The Single-Task Reset When Everything Feels Overwhelming
How to escape the multitasking trap and regain focus in under 60 seconds.
The Problem
You have 12 browser tabs open. Your phone keeps buzzing. You're halfway through an email while thinking about a meeting while remembering you need to call someone back. Everything feels urgent. Nothing is getting done. And the more you try to juggle, the more scattered and anxious you feel.
This isn't a productivity issue—it's a cognitive overload issue. Your brain can't actually multitask; it can only switch rapidly between tasks. Each switch costs mental energy. By mid-afternoon, you've burned through your cognitive reserves doing nothing but switching.
The Quick Fix
The Single-Task Reset forces your brain out of scattered mode and back into focused mode in under 60 seconds.
- Stop everything. Hands off keyboard. Phone face-down. Don't close tabs yet—just stop.
- Take three slow breaths. In through your nose, out through your mouth. This interrupts the stress response and buys you space to think.
- Ask one question: "What is the ONE thing I should be doing right now?" Not the most urgent, not the easiest—the one thing that actually matters most in this moment. Say it out loud.
- Clear the decks. Close or minimize everything except what you need for that one task. Phone in another room or in a drawer. One tab. One document. One focus.

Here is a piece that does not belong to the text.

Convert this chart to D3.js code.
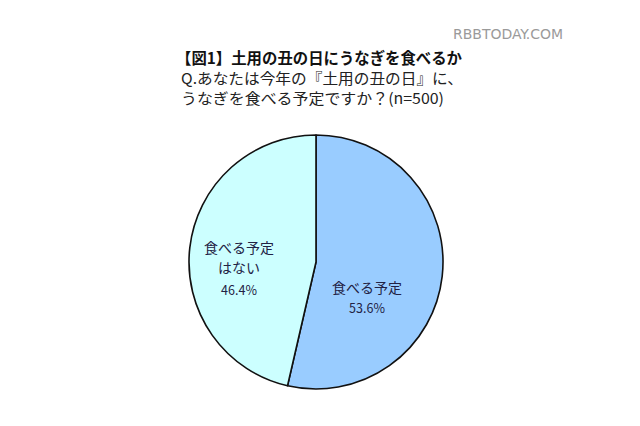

- Work on that one thing for 15 minutes. Set a timer if it helps. No checking anything else. Fifteen minutes of single-focus beats two hours of scattered switching.
Why It Works
When you're overwhelmed, your brain is in reactive mode—responding to whatever grabs attention. The Single-Task Reset shifts you into intentional mode by forcing a deliberate choice. Asking "what's the ONE thing" creates clarity. Removing distractions removes the triggers for switching. Fifteen minutes is short enough to feel doable but long enough to make real progress.
When to use this: Anytime you notice you've been "busy" for an hour but can't point to what you accomplished. That's the signal your brain is stuck in scatter mode.